__Written problem__: Pictures are not part of the copy. Retype the lines from the first one through the line that contains "from matplotlib.lines import Line2D".

(Plotting code records)
○ ○ ○ ○ ○ ○ ○

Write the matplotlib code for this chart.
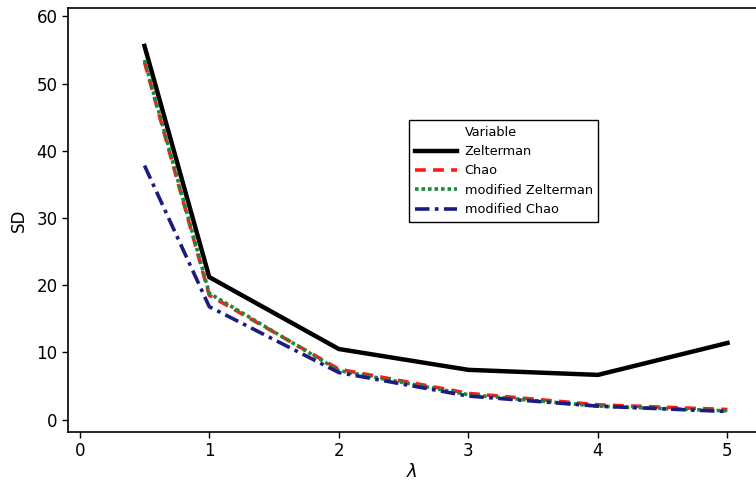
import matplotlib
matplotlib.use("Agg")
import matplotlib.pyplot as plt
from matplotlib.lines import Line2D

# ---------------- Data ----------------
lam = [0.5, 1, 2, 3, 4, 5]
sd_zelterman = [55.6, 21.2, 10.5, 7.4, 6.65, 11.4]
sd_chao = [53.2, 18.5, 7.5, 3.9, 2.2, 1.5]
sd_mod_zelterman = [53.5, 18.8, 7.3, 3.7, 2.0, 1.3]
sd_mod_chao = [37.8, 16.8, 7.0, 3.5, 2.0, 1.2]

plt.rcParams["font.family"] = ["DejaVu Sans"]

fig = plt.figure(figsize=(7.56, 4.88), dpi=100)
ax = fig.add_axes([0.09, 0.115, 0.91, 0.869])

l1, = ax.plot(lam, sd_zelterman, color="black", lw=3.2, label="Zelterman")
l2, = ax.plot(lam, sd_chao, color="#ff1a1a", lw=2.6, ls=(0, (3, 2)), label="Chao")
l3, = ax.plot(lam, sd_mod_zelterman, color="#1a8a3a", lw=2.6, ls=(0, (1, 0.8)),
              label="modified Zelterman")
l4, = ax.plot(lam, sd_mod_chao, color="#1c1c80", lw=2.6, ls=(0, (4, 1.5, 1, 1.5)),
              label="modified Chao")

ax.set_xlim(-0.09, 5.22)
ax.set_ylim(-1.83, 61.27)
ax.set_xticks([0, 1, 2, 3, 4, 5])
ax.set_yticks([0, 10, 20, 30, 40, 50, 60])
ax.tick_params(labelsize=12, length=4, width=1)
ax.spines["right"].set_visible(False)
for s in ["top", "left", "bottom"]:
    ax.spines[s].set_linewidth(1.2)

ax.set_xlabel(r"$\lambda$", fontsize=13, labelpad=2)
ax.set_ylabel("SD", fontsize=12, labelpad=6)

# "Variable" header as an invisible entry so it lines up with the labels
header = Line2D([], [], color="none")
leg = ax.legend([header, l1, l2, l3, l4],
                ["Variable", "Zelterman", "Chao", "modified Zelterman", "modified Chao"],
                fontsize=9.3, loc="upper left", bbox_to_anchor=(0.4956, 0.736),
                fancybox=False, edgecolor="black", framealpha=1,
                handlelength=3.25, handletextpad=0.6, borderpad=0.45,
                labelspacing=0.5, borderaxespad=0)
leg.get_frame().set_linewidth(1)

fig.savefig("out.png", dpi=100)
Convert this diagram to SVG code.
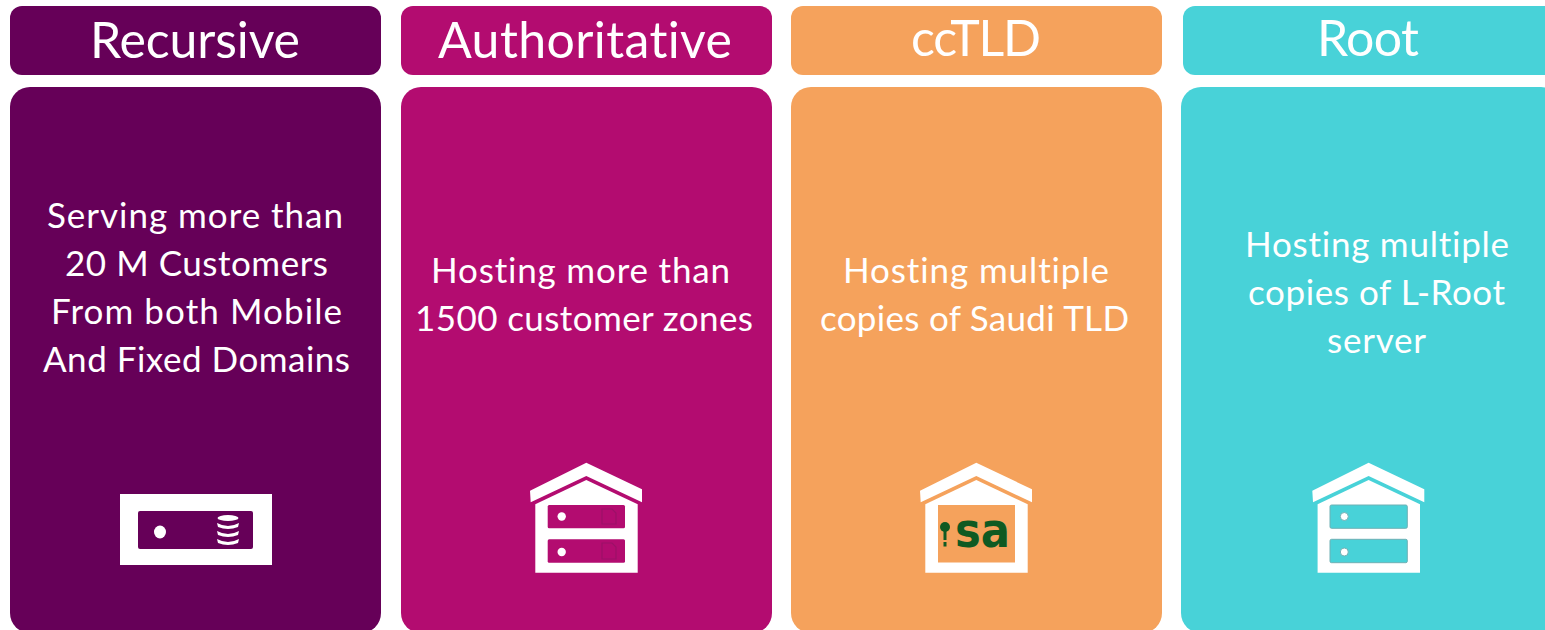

○ ○ ○ ○ ○ ○ ○

__Completed task__:
Write the matplotlib code for this chart.
import matplotlib
matplotlib.use("Agg")
import matplotlib.pyplot as plt
from matplotlib.lines import Line2D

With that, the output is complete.